EXERCISE: Begin with the first line and repeat exactly through the line containing "(tag) at (60,41)"; leave every image out.

WORKING DATA:
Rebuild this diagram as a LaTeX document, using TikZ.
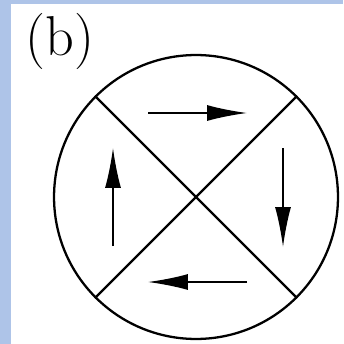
\documentclass[tikz,border=0pt]{standalone}
\usepackage{xcolor}
\usepackage{tikz}
\usetikzlibrary{arrows.meta}
\definecolor{frameblue}{RGB}{174,196,232}

\begin{document}
\begin{tikzpicture}[
    x=0.02cm, y=-0.02cm,
    rim/.style={line width=1.3pt, draw=black},
    flow/.style={line width=0.9pt, -{Latex[length=0.8cm, width=0.32cm]}}
]
    % Background
    \fill[frameblue] (0,0) rectangle (343,344);
    \fill[white] (11,4) rectangle (343,344);
    \useasboundingbox (0,0) rectangle (343,344);

    % Disc and cross
    \node (disc) [circle, rim, minimum size=5.68cm, inner sep=0pt] at (196,197) {};
    \draw [rim] (disc.135) -- (disc.-45);
    \draw [rim] (disc.45) -- (disc.-135);

    % Label
    \node (tag) at (60,41) {\fontsize{32}{38}\selectfont (b)};

    % Flow ends
    \coordinate (topA) at (148,113);
    \coordinate (topB) at (247,113);
    \coordinate (rightA) at (283,148);
    \coordinate (rightB) at (283,247);
    \coordinate (botA) at (247,282);
    \coordinate (botB) at (148,282);
    \coordinate (leftA) at (113,246);
    \coordinate (leftB) at (113,148);

    % Flows
    \draw [flow] (topA) -- (topB);
    \draw [flow] (rightA) -- (rightB);
    \draw [flow] (botA) -- (botB);
    \draw [flow] (leftA) -- (leftB);
\end{tikzpicture}
\end{document}
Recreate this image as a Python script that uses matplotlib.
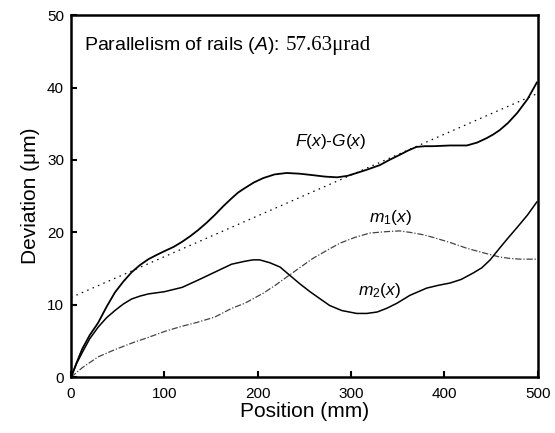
import matplotlib
matplotlib.use('Agg')
import matplotlib.pyplot as plt
from matplotlib.transforms import offset_copy

plt.rcParams['font.family'] = ['Liberation Sans', 'DejaVu Sans']
plt.rcParams['mathtext.fontset'] = 'custom'
plt.rcParams['mathtext.it'] = 'Liberation Sans:italic'
plt.rcParams['mathtext.rm'] = 'Liberation Sans'

# F(x)-G(x)
fg_x = [0, 6, 12, 20, 29, 38, 47, 56, 65, 74, 83, 92, 100, 110, 119, 128, 136, 145, 154,
        163, 172, 179, 186, 196, 206, 218, 231, 245, 259, 272, 285, 296, 306, 318, 331, 341,
        352, 361, 370, 379, 388, 406, 424, 435, 445, 452, 459, 468, 478, 489, 499]
fg_y = [0, 2.0, 3.9, 5.8, 7.5, 9.7, 11.7, 13.2, 14.5, 15.5, 16.3, 16.9, 17.4, 18.0, 18.7,
        19.5, 20.3, 21.3, 22.4, 23.6, 24.7, 25.5, 26.1, 26.9, 27.5, 28.0, 28.2, 28.1, 27.9,
        27.7, 27.6, 27.8, 28.2, 28.7, 29.3, 30.0, 30.7, 31.3, 31.8, 31.9, 31.9, 32.0, 32.0,
        32.4, 33.0, 33.5, 34.1, 35.1, 36.5, 38.4, 40.7]

# least-squares line
fit_x = [0, 500]
fit_y = [11.0, 39.2]

# m1(x)
m1_x = [0, 12, 29, 47, 65, 83, 100, 118, 136, 154, 172, 186, 206, 220, 234, 247, 259, 274,
        288, 304, 320, 338, 352, 363, 376, 388, 406, 424, 441, 459, 470, 481, 490, 499]
m1_y = [0, 1.3, 2.8, 3.8, 4.7, 5.5, 6.3, 7.0, 7.6, 8.3, 9.5, 10.2, 11.6, 12.8, 14.1, 15.3,
        16.4, 17.5, 18.5, 19.3, 19.9, 20.1, 20.2, 20.0, 19.7, 19.3, 18.6, 17.8, 17.2, 16.6,
        16.4, 16.3, 16.3, 16.3]

# m2(x)
m2_x = [0, 6, 12, 20, 29, 38, 47, 56, 65, 74, 83, 100, 119, 136, 154, 172, 186, 195, 202,
        213, 224, 234, 245, 256, 267, 277, 290, 306, 317, 328, 338, 349, 363, 381, 394, 406,
        418, 431, 440, 449, 459, 468, 478, 489, 499]
m2_y = [0, 1.9, 3.4, 5.3, 6.9, 8.2, 9.2, 10.1, 10.8, 11.2, 11.5, 11.8, 12.4, 13.4, 14.5,
        15.6, 16.0, 16.2, 16.2, 15.8, 15.2, 14.1, 12.9, 11.8, 10.8, 9.9, 9.2, 8.8, 8.8, 9.0,
        9.5, 10.2, 11.3, 12.3, 12.7, 13.0, 13.5, 14.4, 15.1, 16.2, 17.8, 19.2, 20.7, 22.4, 24.2]

fig = plt.figure(figsize=(5.55, 4.33), dpi=100)
ax = fig.add_axes([0.128, 0.129, 0.841, 0.836])

ax.plot(fg_x, fg_y, color='black', lw=1.3)
ax.plot(fit_x, fit_y, color='black', lw=0.9, linestyle=(0, (1.2, 3.5)))
ax.plot(m1_x, m1_y, color='#444444', lw=0.9, linestyle=(0, (5, 1.5, 1, 1.5)))
ax.plot(m2_x, m2_y, color='black', lw=1.1)

ax.set_xlim(0, 500)
ax.set_ylim(0, 50)
ax.set_xticks([0, 100, 200, 300, 400, 500])
ax.set_yticks([0, 10, 20, 30, 40, 50])
ax.tick_params(direction='in', length=4, width=1.5, labelsize=11)
ax.tick_params(axis='x', pad=7)
ax.tick_params(axis='y', pad=5)
for s in ax.spines.values():
    s.set_linewidth(1.8)

ax.set_xlabel('Position (mm)', fontsize=15, labelpad=1)
ax.set_ylabel('Deviation (\u03bcm)', fontsize=15, labelpad=5)

# title-ish note: sans part, then serif value right after it
t1 = ax.text(14, 45.2, 'Parallelism of rails ($A$):', fontsize=14, va='baseline')
renderer = fig.canvas.get_renderer()
w = t1.get_window_extent(renderer).width
trans = offset_copy(ax.transData, fig=fig, x=w + 6, y=0, units='dots')
ax.text(14, 45.2, '57.63\u03bcrad', fontsize=15, va='baseline',
        family='Liberation Serif', transform=trans)

ax.text(278, 32.5, '$F(x)$-$G(x)$', fontsize=12.5, ha='center', va='center')
ax.text(342, 22, '$m_1(x)$', fontsize=12.5, ha='center', va='center')
ax.text(330, 12.0, '$m_2(x)$', fontsize=12.5, ha='center', va='center')

fig.savefig('out.png', dpi=100)
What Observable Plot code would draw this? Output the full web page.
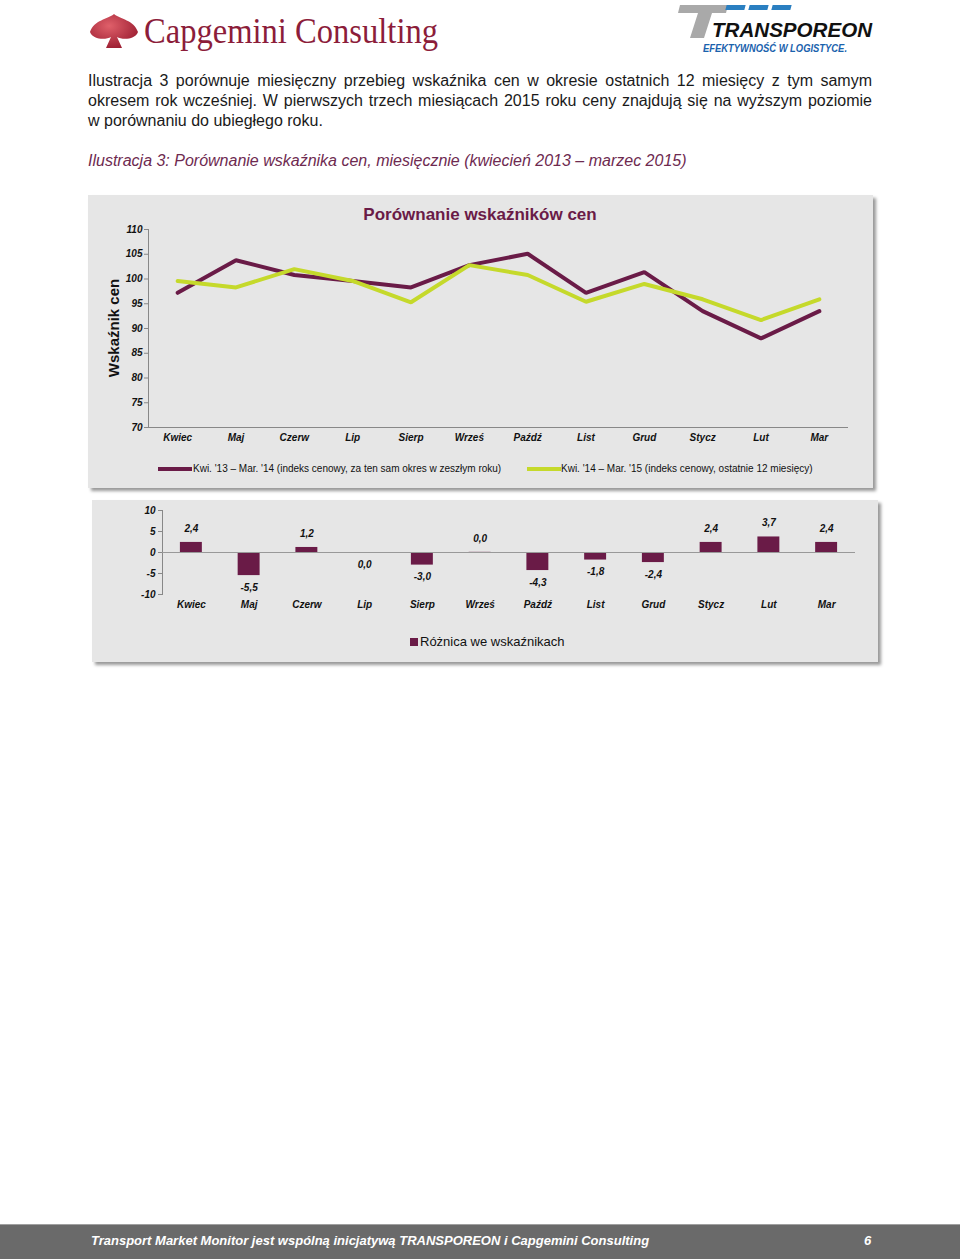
<!DOCTYPE html>
<html><head><meta charset="utf-8">
<script src="https://cdn.jsdelivr.net/npm/d3@7"></script>
<script src="https://cdn.jsdelivr.net/npm/@observablehq/plot@0.6"></script>
<style>
  body{margin:0;background:#fff;font-family:"Liberation Sans",Arial,sans-serif;}
  #page{position:relative;width:960px;height:1260px;overflow:hidden;background:#fff;}
  .abs{position:absolute;}
  .pl{left:88px;width:784px;font-size:16px;line-height:20px;color:#1a1a1a;white-space:nowrap;}
  .just{text-align:justify;text-align-last:justify;}
  #caption{left:88px;top:151px;font-size:16px;line-height:20px;font-style:italic;color:#6e2a50;white-space:nowrap;}
  .box{background:#e6e6e6;box-shadow:3px 3px 3px #9a9a9a;}
  #box1{left:88px;top:195px;width:785px;height:293px;}
  #box2{left:92px;top:500px;width:786px;height:162px;}
  #title1{left:280px;width:400px;top:205px;text-align:center;font-size:17px;font-weight:bold;color:#6a1b47;}
  #ylab{left:113px;top:328px;transform:translate(-50%,-50%) rotate(-90deg);font-size:15px;font-weight:bold;white-space:nowrap;color:#111;}
  .leg{font-size:10px;color:#111;white-space:nowrap;}
  .legline{height:4px;width:34px;}
  #footer{left:0;top:1224px;width:960px;height:34px;background:#6a6a6a;border-top:1px solid #a0a0a0;}
  #foottext{left:91px;top:1233px;font-size:13px;font-weight:bold;font-style:italic;color:#fff;white-space:nowrap;}
  #footnum{left:864px;top:1233px;font-size:13px;font-weight:bold;font-style:italic;color:#fff;}
</style></head>
<body>
<div id="page">
  <!-- Capgemini logo -->
  <svg class="abs" style="left:88px;top:2px" width="380" height="58">
    <defs><radialGradient id="rg" cx="0.4" cy="0.35" r="0.7"><stop offset="0" stop-color="#e0606a"/><stop offset="1" stop-color="#9a1c30"/></radialGradient></defs>
    <path d="M2 30 C6 18,20 17,26 12 C32 17,46 18,50 30 C47 38,34 38,29 35 L34 46 L18 46 L23 35 C18 38,5 38,2 30 Z" fill="url(#rg)"/>
    <text x="56" y="41" font-family="Liberation Serif, serif" font-size="36" fill="#8c1d3a" textLength="294" lengthAdjust="spacingAndGlyphs">Capgemini Consulting</text>
  </svg>
  <!-- Transporeon logo -->
  <svg class="abs" style="left:676px;top:0px" width="212" height="58">
    <polygon points="4,5 52,5 50,13 36,13 28,38 14,38 22,13 2,13" fill="#a9a9a9"/>
    <g transform="skewX(-15)">
      <rect x="52" y="5" width="19" height="5" fill="#2a7fc1"/>
      <rect x="75" y="5" width="19" height="5" fill="#2a7fc1"/>
      <rect x="98" y="5" width="19" height="5" fill="#2a7fc1"/>
    </g>
    <text x="36" y="37" font-family="Liberation Sans, Arial" font-weight="bold" font-style="italic" font-size="20" fill="#111" textLength="160" lengthAdjust="spacingAndGlyphs">TRANSPOREON</text>
    <text x="27" y="52" font-family="Liberation Sans, Arial" font-weight="bold" font-style="italic" font-size="10" fill="#1a62ad" textLength="144" lengthAdjust="spacingAndGlyphs">EFEKTYWNOŚĆ  W LOGISTYCE.</text>
  </svg>

  <div class="abs pl just" style="top:71px">Ilustracja 3 porównuje miesięczny przebieg wskaźnika cen w okresie ostatnich 12 miesięcy z tym samym</div>
  <div class="abs pl just" style="top:91px">okresem rok wcześniej. W pierwszych trzech miesiącach 2015 roku ceny znajdują się na wyższym poziomie</div>
  <div class="abs pl" style="top:111px">w porównaniu do ubiegłego roku.</div>
  <div id="caption" class="abs">Ilustracja 3: Porównanie wskaźnika cen, miesięcznie (kwiecień 2013 – marzec 2015)</div>

  <div id="box1" class="abs box"></div>
  <div id="box2" class="abs box"></div>
  <div id="title1" class="abs">Porównanie wskaźników cen</div>
  <div id="ylab" class="abs">Wskaźnik cen</div>
  <div id="chart1" class="abs" style="left:88px;top:195px"></div>
  <div id="chart2" class="abs" style="left:92px;top:500px"></div>

  <div class="abs legline" id="ll1" style="left:158px;top:467px"></div>
  <div class="abs leg" id="lt1" style="left:193px;top:463px"></div>
  <div class="abs legline" id="ll2" style="left:527px;top:467px"></div>
  <div class="abs leg" id="lt2" style="left:561px;top:463px"></div>

  <div class="abs" id="lsq" style="left:410px;top:638px;width:8px;height:8px"></div>
  <div class="abs" id="lt3" style="left:420px;top:634px;font-size:13px;color:#111;white-space:nowrap"></div>

  <div id="footer" class="abs"></div>
  <div id="foottext" class="abs">Transport Market Monitor jest wspólną inicjatywą TRANSPOREON i Capgemini Consulting</div>
  <div id="footnum" class="abs">6</div>
</div>
<script>
// ---- data ----
const months = ["Kwiec","Maj","Czerw","Lip","Sierp","Wrześ","Paźdź","List","Grud","Stycz","Lut","Mar"];
const prevYear = [97.2, 103.8, 100.8, 99.6, 98.3, 102.8, 105.1, 97.2, 101.4, 93.5, 88.0, 93.5];   // Kwi '13 – Mar '14
const lastYear = [99.6, 98.3, 102.0, 99.6, 95.3, 102.8, 100.8, 95.4, 99.0, 95.9, 91.7, 95.9];   // Kwi '14 – Mar '15
const diffs    = [2.4, -5.5, 1.2, -0.04, -3.0, 0.04, -4.3, -1.8, -2.4, 2.4, 3.7, 2.4];
const seriesNames = ["Kwi. '13 – Mar. '14 (indeks cenowy, za ten sam okres w zeszłym roku)",
                     "Kwi. '14 – Mar. '15 (indeks cenowy, ostatnie 12 miesięcy)"];
const diffName = "Różnica we wskaźnikach";
const yTicks1 = [70,75,80,85,90,95,100,105,110];
const yTicks2 = [-10,-5,0,5,10];

const colors = ["#6a1b47", "#c5d92b"];
const barColor = "#6a1b47";

const lineData = [];
months.forEach((m,i)=>{
  lineData.push({month:m, value:prevYear[i], series:seriesNames[0]});
  lineData.push({month:m, value:lastYear[i], series:seriesNames[1]});
});
const barData = months.map((m,i)=>({month:m, diff:diffs[i]}));
const fmt = v => { const s = Math.abs(v).toFixed(1); return (v < 0 && s !== "0.0" ? "-" : "") + s.replace(".", ","); };
const tickFmt = d => String(d);

const axisFont = {fontWeight:"bold", fontStyle:"italic", fontSize:10};

const chart1 = Plot.plot({
  width:785, height:260,
  marginLeft:60, marginRight:25, marginTop:34, marginBottom:28,
  style:{background:"transparent", fontFamily:"Liberation Sans, Arial, sans-serif", fontSize:"10px", color:"#111"},
  x:{type:"point", domain:months, padding:0.5, round:false, label:null},
  y:{domain:[70,110], label:null},
  color:{domain:seriesNames, range:colors},
  marks:[
    Plot.frame({anchor:"left", stroke:"#888"}),
    Plot.ruleY([70], {stroke:"#888"}),
    Plot.axisY({ticks:yTicks1, tickFormat:tickFmt, tickSize:4, tickPadding:2, stroke:"#888", ...axisFont, fill:"#111", label:null}),
    Plot.axisX({tickSize:0, tickPadding:6, ...axisFont, fill:"#111", label:null}),
    Plot.line(lineData, {x:"month", y:"value", z:"series", stroke:"series", strokeWidth:4, strokeLinejoin:"miter"})
  ]
});
document.getElementById("chart1").appendChild(chart1);

const chart2 = Plot.plot({
  width:786, height:120,
  marginLeft:70, marginRight:23, marginTop:10, marginBottom:26,
  style:{background:"transparent", fontFamily:"Liberation Sans, Arial, sans-serif", fontSize:"10px", color:"#111"},
  x:{type:"band", domain:months, paddingInner:0.62, paddingOuter:0.31, round:false, label:null},
  y:{domain:[-10,10], label:null},
  marks:[
    Plot.frame({anchor:"left", stroke:"#888"}),
    Plot.axisY({ticks:yTicks2, tickFormat:tickFmt, tickSize:4, tickPadding:3, stroke:"#888", ...axisFont, fill:"#111", label:null}),
    Plot.axisX({tickSize:0, tickPadding:6, ...axisFont, fill:"#111", label:null}),
    Plot.barY(barData, {x:"month", y:"diff", fill:barColor}),
    Plot.ruleY([0], {stroke:"#999"}),
    Plot.text(barData.filter(d=>d.diff>=0), {x:"month", y:"diff", text:d=>fmt(d.diff), dy:-14, ...axisFont, fill:"#111"}),
    Plot.text(barData.filter(d=>d.diff<0), {x:"month", y:"diff", text:d=>fmt(d.diff), dy:12, ...axisFont, fill:"#111"})
  ]
});
document.getElementById("chart2").appendChild(chart2);

// legends
document.getElementById("ll1").style.background = colors[0];
document.getElementById("ll2").style.background = colors[1];
document.getElementById("lt1").textContent = seriesNames[0];
document.getElementById("lt2").textContent = seriesNames[1];
document.getElementById("lsq").style.background = barColor;
document.getElementById("lt3").textContent = diffName;
</script>
</body></html>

ANSWER BELOW:
Rebuild this diagram as a LaTeX document, using TikZ.
\documentclass[tikz,border=0pt]{standalone}
\usepackage{xcolor}
\usepackage{tikz}
\usetikzlibrary{arrows.meta}
\definecolor{frameblue}{RGB}{174,196,232}

\begin{document}
\begin{tikzpicture}[
    x=0.02cm, y=-0.02cm,
    rim/.style={line width=1.3pt, draw=black},
    flow/.style={line width=0.9pt, -{Latex[length=0.8cm, width=0.32cm]}}
]
    % Background
    \fill[frameblue] (0,0) rectangle (343,344);
    \fill[white] (11,4) rectangle (343,344);
    \useasboundingbox (0,0) rectangle (343,344);

    % Disc and cross
    \node (disc) [circle, rim, minimum size=5.68cm, inner sep=0pt] at (196,197) {};
    \draw [rim] (disc.135) -- (disc.-45);
    \draw [rim] (disc.45) -- (disc.-135);

    % Label
    \node (tag) at (60,41) {\fontsize{32}{38}\selectfont (b)};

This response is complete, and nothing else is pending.